Richard Smith, president of the New Jersey State Conference of the NAACP, said in a virtual town hall meeting hosted by Attorney General Gurbir Grewal that he supports Grewal’s expanded police reforms. He called the licensing of police officers “a huge step in the right direction.”

“We have to ensure that bad actors – that’s the terminology that it seems like folks want to use – bad actors in law enforcement cannot lose their job in one place and go get a lot in another place and continue the same behavior,” Smith said.

Smith said there are other changes the state could be making but hasn’t.

“We are also demanding that all police officers in the state of New Jersey, every last one, that it be mandatory that they wear a body cam,” Smith said.

The New Jersey State Police and some, but not all, local police departments in New Jersey use body cameras.

Smith also suggested that the state enact a residency requirement for police, though he acknowledged that wouldn’t be popular. The Legislature passed a five-year residency requirement in 2015 but it was vetoed by then-Gov.
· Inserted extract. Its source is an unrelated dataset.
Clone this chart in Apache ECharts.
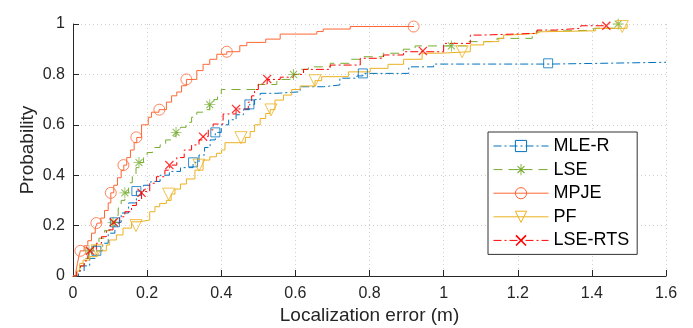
<!DOCTYPE html>
<html>
<head>
<meta charset="utf-8">
<script src="https://cdn.jsdelivr.net/npm/echarts@6/dist/echarts.min.js"></script>
<style>
  html, body { margin: 0; background: #fff; }
  #chart { width: 693px; height: 328px; }
</style>
</head>
<body>
<div id="chart"></div>
<script>
const mleR = [[0,0],[0.015,0.02],[0.03,0.04],[0.045,0.07],[0.063,0.10],[0.08,0.13],[0.095,0.17],[0.113,0.213],[0.13,0.25],[0.15,0.29],[0.171,0.337],[0.19,0.36],[0.21,0.375],[0.235,0.40],[0.26,0.415],[0.29,0.43],[0.324,0.451],[0.34,0.48],[0.355,0.51],[0.37,0.54],[0.384,0.57],[0.40,0.60],[0.42,0.62],[0.44,0.64],[0.46,0.66],[0.476,0.681],[0.49,0.70],[0.505,0.725],[0.55,0.731],[0.613,0.751],[0.676,0.758],[0.72,0.785],[0.766,0.794],[0.782,0.804],[0.906,0.83],[0.973,0.841],[1.29,0.848],[1.6,0.848]];
const lse = [[0,0],[0.01,0.02],[0.02,0.04],[0.03,0.07],[0.043,0.10],[0.055,0.12],[0.07,0.15],[0.085,0.18],[0.1,0.20],[0.108,0.213],[0.115,0.24],[0.122,0.27],[0.13,0.30],[0.14,0.33],[0.15,0.37],[0.16,0.40],[0.17,0.43],[0.178,0.45],[0.19,0.47],[0.2,0.49],[0.215,0.51],[0.235,0.52],[0.25,0.54],[0.265,0.555],[0.278,0.57],[0.29,0.59],[0.305,0.61],[0.32,0.63],[0.334,0.65],[0.35,0.66],[0.369,0.68],[0.38,0.70],[0.39,0.72],[0.40,0.74],[0.50,0.76],[0.55,0.78],[0.595,0.80],[0.61,0.82],[0.635,0.83],[0.694,0.844],[0.75,0.86],[0.78,0.87],[0.837,0.884],[0.891,0.90],[0.923,0.913],[1.063,0.93],[1.144,0.943],[1.239,0.956],[1.25,0.972],[1.30,0.975],[1.405,0.983],[1.471,1.0]];
const mpje = [[0,0],[0.008,0.02],[0.012,0.05],[0.016,0.08],[0.02,0.10],[0.03,0.12],[0.04,0.14],[0.05,0.17],[0.06,0.19],[0.065,0.21],[0.075,0.23],[0.085,0.26],[0.095,0.29],[0.102,0.33],[0.11,0.36],[0.12,0.39],[0.13,0.42],[0.137,0.44],[0.145,0.47],[0.155,0.50],[0.165,0.53],[0.172,0.55],[0.185,0.60],[0.203,0.63],[0.212,0.65],[0.232,0.66],[0.252,0.69],[0.266,0.715],[0.28,0.73],[0.293,0.755],[0.306,0.78],[0.334,0.815],[0.351,0.84],[0.369,0.86],[0.388,0.88],[0.415,0.89],[0.45,0.914],[0.469,0.927],[0.52,0.94],[0.559,0.96],[0.658,0.97],[0.675,0.98],[0.748,0.99],[0.92,0.99]];
const pf = [[0,0],[0.01,0.02],[0.018,0.05],[0.027,0.063],[0.045,0.077],[0.065,0.10],[0.09,0.123],[0.099,0.143],[0.117,0.163],[0.135,0.19],[0.158,0.215],[0.18,0.222],[0.207,0.255],[0.221,0.275],[0.234,0.288],[0.252,0.30],[0.265,0.325],[0.275,0.345],[0.29,0.365],[0.306,0.385],[0.329,0.42],[0.351,0.46],[0.369,0.473],[0.387,0.487],[0.401,0.50],[0.41,0.529],[0.45,0.529],[0.465,0.55],[0.478,0.573],[0.49,0.60],[0.505,0.625],[0.52,0.645],[0.532,0.66],[0.545,0.698],[0.568,0.718],[0.59,0.74],[0.613,0.754],[0.653,0.775],[0.671,0.791],[0.743,0.81],[0.802,0.824],[0.85,0.84],[0.892,0.86],[0.942,0.884],[0.99,0.89],[1.072,0.917],[1.108,0.93],[1.149,0.943],[1.162,0.956],[1.176,0.963],[1.252,0.969],[1.261,0.973],[1.41,0.983],[1.495,1.0]];
const lseRts = [[0,0],[0.01,0.02],[0.02,0.04],[0.03,0.06],[0.04,0.08],[0.045,0.10],[0.063,0.13],[0.077,0.156],[0.09,0.183],[0.108,0.21],[0.126,0.235],[0.14,0.255],[0.158,0.28],[0.171,0.30],[0.185,0.335],[0.207,0.368],[0.225,0.394],[0.248,0.42],[0.261,0.44],[0.28,0.47],[0.30,0.50],[0.32,0.52],[0.34,0.54],[0.351,0.553],[0.365,0.58],[0.378,0.603],[0.405,0.643],[0.44,0.663],[0.473,0.69],[0.482,0.715],[0.49,0.74],[0.5,0.762],[0.524,0.78],[0.559,0.789],[0.595,0.80],[0.622,0.82],[0.694,0.837],[0.775,0.864],[0.838,0.877],[0.892,0.89],[1.0,0.923],[1.072,0.956],[1.104,0.963],[1.252,0.976],[1.302,0.983],[1.37,0.993],[1.44,0.995]];

// marker positions
const mleRMarks = [[0.063,0.10],[0.113,0.213],[0.171,0.337],[0.324,0.451],[0.384,0.57],[0.476,0.681],[0.782,0.804],[1.282,0.844]];
const lseMarks = [[0.043,0.10],[0.108,0.213],[0.14,0.33],[0.178,0.45],[0.278,0.57],[0.369,0.68],[0.595,0.80],[1.021,0.913],[1.471,1.0]];
const mpjeMarks = [[0.02,0.10],[0.063,0.21],[0.102,0.33],[0.136,0.44],[0.171,0.55],[0.233,0.66],[0.306,0.78],[0.415,0.89],[0.919,0.99]];
const pfMarks = [[0.065,0.10],[0.17,0.20],[0.258,0.325],[0.34,0.44],[0.453,0.549],[0.534,0.659],[0.653,0.775],[1.05,0.89],[1.482,0.99]];
const lseRtsMarks = [[0.046,0.10],[0.11,0.213],[0.185,0.33],[0.26,0.44],[0.351,0.553],[0.44,0.663],[0.524,0.782],[0.944,0.893],[1.439,0.993]];

const names = ['MLE-R', 'LSE', 'MPJE', 'PF', 'LSE-RTS'];

const X_PATH = 'path://M0,1L1,0L5,4L9,0L10,1L6,5L10,9L9,10L5,6L1,10L0,9L4,5Z';
const STAR_PATH = 'path://M4.6,0H5.4V4.6H10V5.4H5.4V10H4.6V5.4H0V4.6H4.6Z' +
  'M1.5,2.2L2.2,1.5L5,4.3L7.8,1.5L8.5,2.2L5.7,5L8.5,7.8L7.8,8.5L5,5.7L2.2,8.5L1.5,7.8L4.3,5Z';
const TRI_DOWN = 'path://M0,0L10,0L5,8.7Z';

const styles = [
  { data: mleR, marks: mleRMarks, color: '#0072BD', dash: [8, 3, 2, 3], symbol: 'rect', size: 9, outline: true },
  { data: lse, marks: lseMarks, color: '#77AC30', dash: [9, 6], symbol: STAR_PATH, size: 11, outline: false },
  { data: mpje, marks: mpjeMarks, color: '#FF6633', dash: 'solid', symbol: 'circle', size: 11, outline: true },
  { data: pf, marks: pfMarks, color: '#EDB120', dash: 'solid', symbol: TRI_DOWN, size: 12, outline: true },
  { data: lseRts, marks: lseRtsMarks, color: '#FF0000', dash: [8, 3, 2, 3], symbol: X_PATH, size: 9, outline: false }
]

const markStyle = s => s.outline
  ? { color: 'rgba(0,0,0,0)', borderColor: s.color, borderWidth: 1 }
  : { color: s.color, borderWidth: 0 };

const series = []
styles.forEach((s, i) => {
  series.push({
    name: names[i],
    type: 'line',
    step: 'end',
    data: s.data,
    symbol: s.symbol,
    symbolSize: s.size,
    showSymbol: false,
    lineStyle: { color: s.color, width: 1, type: s.dash },
    itemStyle: markStyle(s),
    emphasis: { disabled: true },
    z: 2 + i
  })
  series.push({
    name: names[i] + ' marks',
    type: 'scatter',
    data: s.marks,
    symbol: s.symbol,
    symbolSize: s.size,
    itemStyle: markStyle(s),
    emphasis: { disabled: true },
    z: 10 + i
  })
})

const fmt = v => String(Math.round(v * 10) / 10);
const txt = '#262626';
const font = 'Liberation Sans';

const chart = echarts.init(document.getElementById('chart'));
chart.setOption({
  animation: false,
  backgroundColor: '#fff',
  textStyle: { fontFamily: font },
  grid: { left: 73, right: 27, top: 24, bottom: 52, containLabel: false, outerBoundsMode: 'none' },
  legend: {
    data: names.map((n, i) => ({
      name: n,
      itemStyle: markStyle(styles[i]),
      lineStyle: { color: styles[i].color, width: 1, type: styles[i].dash }
    })),
    orient: 'vertical',
    left: 488,
    top: 132,
    width: 147,
    padding: [5, 8, 5, 5],
    itemWidth: 55,
    itemHeight: 14,
    itemGap: 5.6,
    backgroundColor: '#fff',
    borderColor: '#333',
    borderWidth: 1,
    borderRadius: 0,
    selectedMode: false,
    textStyle: { fontSize: 18, lineHeight: 18, color: '#000', fontFamily: font }
  },
  xAxis: {
    type: 'value',
    min: 0,
    max: 1.6,
    interval: 0.2,
    name: 'Localization error (m)',
    nameLocation: 'middle',
    nameGap: 30,
    nameMoveOverlap: false,
    nameTextStyle: { fontSize: 19, color: txt },
    axisLine: { show: true, onZero: false, lineStyle: { color: txt, width: 1 } },
    axisTick: { show: true, inside: true, length: 6, lineStyle: { color: txt } },
    axisLabel: { fontSize: 16, color: txt, margin: 10, formatter: fmt },
    splitLine: { show: true, lineStyle: { color: '#cfcfcf', type: [1, 3] } }
  },
  yAxis: {
    type: 'value',
    min: 0,
    max: 1,
    interval: 0.2,
    name: 'Probability',
    nameLocation: 'middle',
    nameGap: 36,
    nameMoveOverlap: false,
    nameTextStyle: { fontSize: 19, color: txt },
    axisLine: { show: true, onZero: false, lineStyle: { color: txt, width: 1 } },
    axisTick: { show: true, inside: true, length: 6, lineStyle: { color: txt } },
    axisLabel: { fontSize: 16, color: txt, margin: 8, formatter: fmt },
    splitLine: { show: true, lineStyle: { color: '#cfcfcf', type: [1, 3] } }
  },
  series: series
});
</script>
</body>
</html>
Chris Christie.

“You go and live in Princeton or you go and live in Cherry Hill, then you want to come into my community and be judgmental,” Smith said. “Maybe if you lived in the community that you serve, you’d have more buy-in.”

Under New Jersey’s civil service system, most municipalities have a residency preference for hiring police officers. Civil service rules also say new police and fire recruits must live in the municipality where they work during their first year, a probationary period.

Grewal said New Jersey hasn’t seen protests get violent to the degree they have in other places in the wake of George Floyd being killed by a Minnesota police officer because departments in the state have focused for years on community policing.

“We’re all rowing in the same direction. Some might be rowing a little bit slower than others, but we’re all focused on getting to the right place,” Grewal said.

Floyd’s and the ensuing coast-to-coast protests have kept the spotlight on police use of force for over a week now.

Grewal said the public is generally unaware the state now uses an independent prosecutor to handle cases in which someone is killed by a police officer. He said videos in such cases are made public, since 2018, though sometimes not quickly as investigations are carefully done.

“We understand that’s a tough balance because sometimes delays feed into mistrust that might already exist,” Grewal said.

Cumberland County Prosecutor Jennifer Webb-McRae said getting the videos out sooner is great so people can judge things for themselves but that the process must be fair for the accused, the victim and the public.

“It can incite anger, or it can quell anger. And that’s why it’s important that it get out faster,” Webb-McRae said.